### Problem to solve:
Say how many lines of the material below contain the word "full", with no other words.

• • • • •

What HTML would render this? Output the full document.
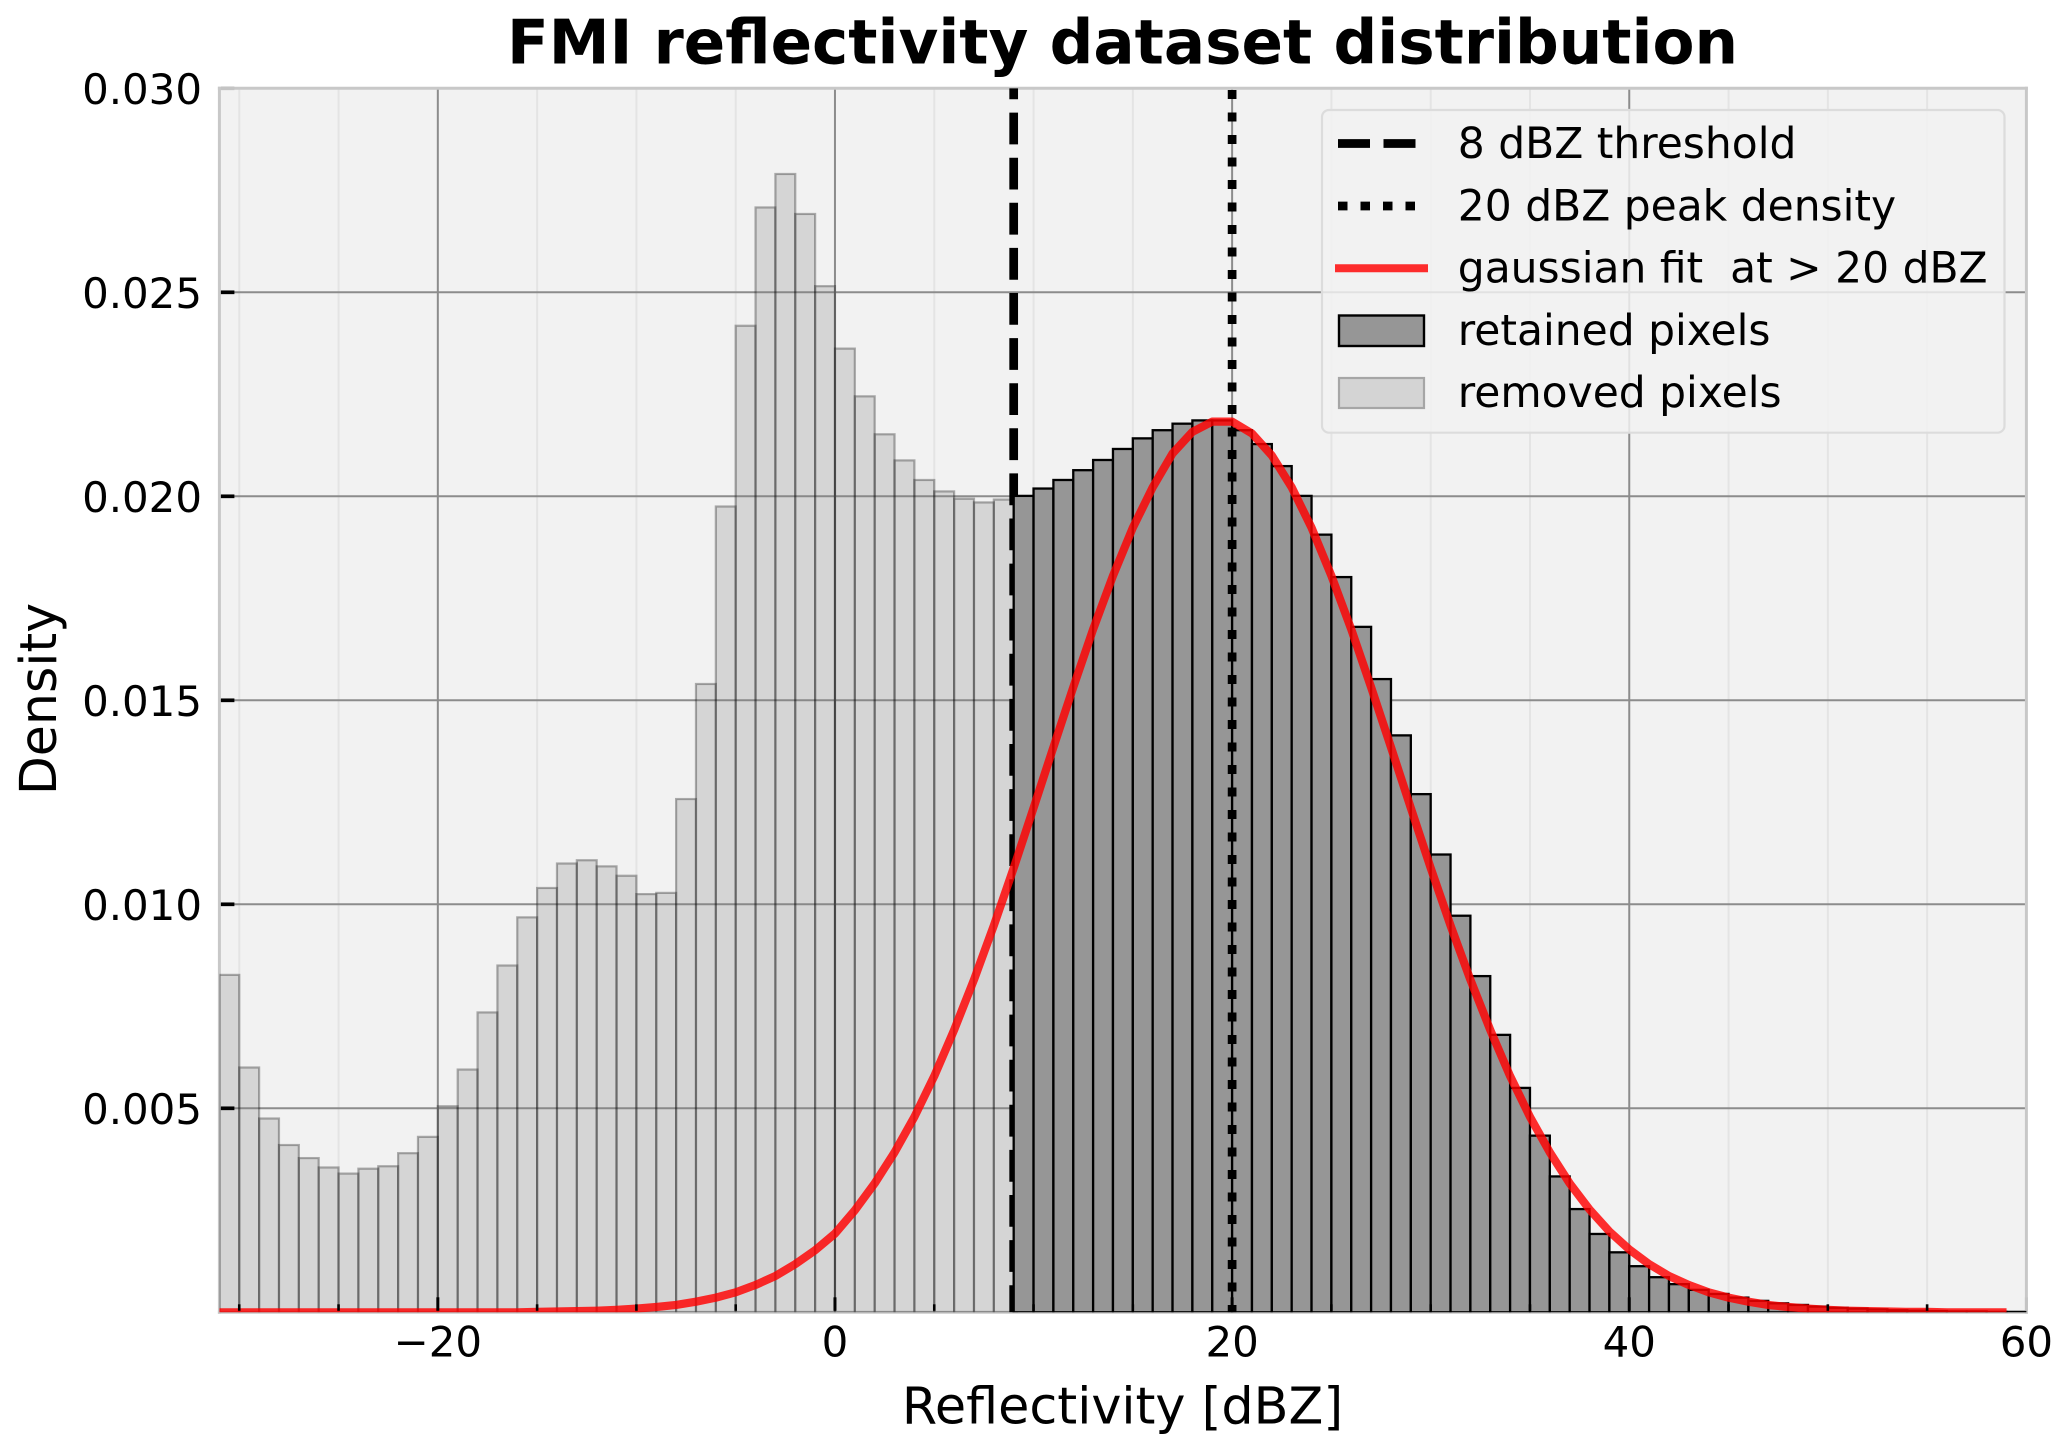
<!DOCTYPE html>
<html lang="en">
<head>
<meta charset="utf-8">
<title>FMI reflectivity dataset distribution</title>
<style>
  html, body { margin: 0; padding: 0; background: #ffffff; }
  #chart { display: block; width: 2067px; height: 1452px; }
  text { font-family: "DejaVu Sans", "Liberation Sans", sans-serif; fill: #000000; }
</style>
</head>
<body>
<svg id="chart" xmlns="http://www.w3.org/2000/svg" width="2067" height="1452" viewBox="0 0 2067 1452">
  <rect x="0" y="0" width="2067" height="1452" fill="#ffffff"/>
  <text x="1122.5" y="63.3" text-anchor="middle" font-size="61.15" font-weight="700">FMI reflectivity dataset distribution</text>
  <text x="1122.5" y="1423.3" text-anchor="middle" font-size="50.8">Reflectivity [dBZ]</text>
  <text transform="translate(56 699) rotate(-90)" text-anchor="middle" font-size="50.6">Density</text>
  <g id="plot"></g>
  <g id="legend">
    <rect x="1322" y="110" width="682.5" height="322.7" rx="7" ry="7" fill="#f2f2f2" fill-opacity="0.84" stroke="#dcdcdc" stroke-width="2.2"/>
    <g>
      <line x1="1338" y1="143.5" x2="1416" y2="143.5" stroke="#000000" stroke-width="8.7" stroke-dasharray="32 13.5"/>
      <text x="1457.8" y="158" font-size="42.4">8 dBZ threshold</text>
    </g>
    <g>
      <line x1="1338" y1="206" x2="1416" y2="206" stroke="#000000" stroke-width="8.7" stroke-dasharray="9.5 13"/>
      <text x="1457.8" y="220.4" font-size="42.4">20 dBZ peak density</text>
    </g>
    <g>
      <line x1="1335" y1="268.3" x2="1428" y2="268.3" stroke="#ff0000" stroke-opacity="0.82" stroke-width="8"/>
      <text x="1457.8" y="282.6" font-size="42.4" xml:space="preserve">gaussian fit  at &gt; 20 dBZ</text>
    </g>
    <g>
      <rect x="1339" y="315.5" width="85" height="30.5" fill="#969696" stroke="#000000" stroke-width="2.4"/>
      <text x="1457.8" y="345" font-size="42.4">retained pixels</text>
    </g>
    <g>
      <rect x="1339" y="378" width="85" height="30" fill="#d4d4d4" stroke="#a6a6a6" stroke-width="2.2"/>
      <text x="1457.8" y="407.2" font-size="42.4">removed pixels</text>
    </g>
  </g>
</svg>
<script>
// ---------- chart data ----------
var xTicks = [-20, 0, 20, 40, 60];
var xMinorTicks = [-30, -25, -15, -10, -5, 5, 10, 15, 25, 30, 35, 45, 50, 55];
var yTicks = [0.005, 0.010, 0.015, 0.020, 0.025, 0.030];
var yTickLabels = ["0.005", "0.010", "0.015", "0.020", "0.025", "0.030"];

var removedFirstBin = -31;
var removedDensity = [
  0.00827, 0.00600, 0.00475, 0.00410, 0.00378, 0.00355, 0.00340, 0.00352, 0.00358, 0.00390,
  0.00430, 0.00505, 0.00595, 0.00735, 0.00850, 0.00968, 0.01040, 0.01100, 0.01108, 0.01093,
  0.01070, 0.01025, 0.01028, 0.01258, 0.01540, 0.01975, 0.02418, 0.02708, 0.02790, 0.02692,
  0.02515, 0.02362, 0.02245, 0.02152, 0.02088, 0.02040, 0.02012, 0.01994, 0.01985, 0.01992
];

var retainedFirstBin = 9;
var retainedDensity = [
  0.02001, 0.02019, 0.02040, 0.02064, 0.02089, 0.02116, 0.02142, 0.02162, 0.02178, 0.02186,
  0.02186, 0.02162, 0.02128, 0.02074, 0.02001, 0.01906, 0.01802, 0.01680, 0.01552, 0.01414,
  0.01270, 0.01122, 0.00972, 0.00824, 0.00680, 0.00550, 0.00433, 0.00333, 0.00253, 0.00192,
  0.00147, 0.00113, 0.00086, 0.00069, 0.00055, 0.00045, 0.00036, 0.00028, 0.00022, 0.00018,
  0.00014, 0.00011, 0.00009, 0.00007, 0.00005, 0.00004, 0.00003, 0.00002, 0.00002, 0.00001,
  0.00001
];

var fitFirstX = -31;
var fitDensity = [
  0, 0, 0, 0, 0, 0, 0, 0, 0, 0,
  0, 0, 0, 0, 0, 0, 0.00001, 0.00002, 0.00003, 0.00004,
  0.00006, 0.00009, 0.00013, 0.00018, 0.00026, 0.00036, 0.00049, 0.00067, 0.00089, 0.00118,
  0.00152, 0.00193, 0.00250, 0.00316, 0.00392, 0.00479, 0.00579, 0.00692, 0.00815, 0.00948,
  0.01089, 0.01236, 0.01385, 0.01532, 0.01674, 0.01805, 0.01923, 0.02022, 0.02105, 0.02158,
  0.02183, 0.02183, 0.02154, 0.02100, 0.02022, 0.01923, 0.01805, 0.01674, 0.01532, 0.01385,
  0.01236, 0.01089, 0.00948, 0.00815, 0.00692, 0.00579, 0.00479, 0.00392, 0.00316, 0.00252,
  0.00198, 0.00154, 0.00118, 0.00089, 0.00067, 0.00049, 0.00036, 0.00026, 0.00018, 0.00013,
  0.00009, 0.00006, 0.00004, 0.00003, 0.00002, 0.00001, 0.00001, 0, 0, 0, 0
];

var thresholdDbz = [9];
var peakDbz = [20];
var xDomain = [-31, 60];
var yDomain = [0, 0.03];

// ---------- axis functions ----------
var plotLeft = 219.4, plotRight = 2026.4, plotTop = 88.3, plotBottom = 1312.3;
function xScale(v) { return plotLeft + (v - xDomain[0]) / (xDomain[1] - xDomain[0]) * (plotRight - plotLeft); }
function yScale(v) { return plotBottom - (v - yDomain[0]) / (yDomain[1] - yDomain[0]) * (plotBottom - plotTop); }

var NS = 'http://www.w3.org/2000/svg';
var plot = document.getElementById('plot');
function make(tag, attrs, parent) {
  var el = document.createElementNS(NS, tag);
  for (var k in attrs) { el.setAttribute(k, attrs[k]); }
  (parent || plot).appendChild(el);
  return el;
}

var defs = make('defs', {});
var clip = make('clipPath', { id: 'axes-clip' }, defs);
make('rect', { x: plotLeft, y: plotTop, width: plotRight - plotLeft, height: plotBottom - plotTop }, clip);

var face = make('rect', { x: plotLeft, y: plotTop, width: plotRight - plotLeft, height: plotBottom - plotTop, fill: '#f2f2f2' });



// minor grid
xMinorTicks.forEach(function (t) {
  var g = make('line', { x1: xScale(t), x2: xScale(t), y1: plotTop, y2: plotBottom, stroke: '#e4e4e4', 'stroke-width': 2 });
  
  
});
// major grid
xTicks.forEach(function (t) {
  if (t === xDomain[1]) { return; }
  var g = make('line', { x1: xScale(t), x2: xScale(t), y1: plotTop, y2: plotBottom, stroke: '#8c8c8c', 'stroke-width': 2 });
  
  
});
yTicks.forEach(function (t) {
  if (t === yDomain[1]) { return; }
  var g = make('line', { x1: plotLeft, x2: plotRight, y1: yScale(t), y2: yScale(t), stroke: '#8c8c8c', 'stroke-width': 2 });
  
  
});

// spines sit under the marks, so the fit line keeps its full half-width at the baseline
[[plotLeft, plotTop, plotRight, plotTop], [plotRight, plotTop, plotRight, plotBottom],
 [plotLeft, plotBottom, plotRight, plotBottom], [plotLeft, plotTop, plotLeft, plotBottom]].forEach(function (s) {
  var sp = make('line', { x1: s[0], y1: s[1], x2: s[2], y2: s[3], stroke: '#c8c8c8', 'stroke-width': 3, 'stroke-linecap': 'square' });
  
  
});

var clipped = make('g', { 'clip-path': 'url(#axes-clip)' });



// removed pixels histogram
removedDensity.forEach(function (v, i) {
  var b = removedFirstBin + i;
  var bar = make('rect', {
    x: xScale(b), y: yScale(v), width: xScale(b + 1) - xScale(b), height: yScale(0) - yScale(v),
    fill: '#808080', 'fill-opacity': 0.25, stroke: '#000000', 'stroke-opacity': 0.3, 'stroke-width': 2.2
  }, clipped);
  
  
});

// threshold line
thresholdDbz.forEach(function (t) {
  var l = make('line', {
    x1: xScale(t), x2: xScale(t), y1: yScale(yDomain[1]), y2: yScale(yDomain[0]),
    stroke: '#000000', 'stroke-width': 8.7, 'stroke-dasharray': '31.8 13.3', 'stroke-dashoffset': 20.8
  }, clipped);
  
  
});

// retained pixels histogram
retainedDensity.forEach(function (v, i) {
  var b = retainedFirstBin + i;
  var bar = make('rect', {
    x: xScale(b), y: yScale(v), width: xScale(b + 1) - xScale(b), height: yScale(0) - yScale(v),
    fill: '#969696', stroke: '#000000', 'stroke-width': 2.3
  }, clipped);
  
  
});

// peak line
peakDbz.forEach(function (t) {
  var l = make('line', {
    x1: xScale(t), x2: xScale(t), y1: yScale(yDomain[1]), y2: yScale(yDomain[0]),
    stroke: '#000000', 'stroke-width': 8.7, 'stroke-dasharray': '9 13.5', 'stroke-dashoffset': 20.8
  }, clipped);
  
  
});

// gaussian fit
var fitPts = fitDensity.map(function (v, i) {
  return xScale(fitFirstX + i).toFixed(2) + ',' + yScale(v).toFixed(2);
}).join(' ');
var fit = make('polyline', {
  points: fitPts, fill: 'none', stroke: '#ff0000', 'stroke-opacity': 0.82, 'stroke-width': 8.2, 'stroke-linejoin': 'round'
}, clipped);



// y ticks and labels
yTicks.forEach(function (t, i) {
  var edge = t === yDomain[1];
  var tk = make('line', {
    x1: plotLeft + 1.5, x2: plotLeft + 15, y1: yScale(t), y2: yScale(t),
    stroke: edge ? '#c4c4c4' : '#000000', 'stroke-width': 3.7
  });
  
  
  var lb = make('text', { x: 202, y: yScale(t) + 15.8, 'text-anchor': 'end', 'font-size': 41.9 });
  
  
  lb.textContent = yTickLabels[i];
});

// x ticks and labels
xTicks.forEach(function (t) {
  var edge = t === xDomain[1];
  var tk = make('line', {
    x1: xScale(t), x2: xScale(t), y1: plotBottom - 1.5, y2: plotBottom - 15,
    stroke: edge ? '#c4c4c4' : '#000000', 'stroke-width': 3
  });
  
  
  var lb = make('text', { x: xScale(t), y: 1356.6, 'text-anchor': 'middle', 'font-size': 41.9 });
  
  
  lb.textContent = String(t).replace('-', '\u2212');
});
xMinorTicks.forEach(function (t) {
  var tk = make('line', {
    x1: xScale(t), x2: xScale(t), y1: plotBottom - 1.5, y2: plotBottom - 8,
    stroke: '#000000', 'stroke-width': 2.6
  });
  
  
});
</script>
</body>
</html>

• • • • •

### Complete answer:
2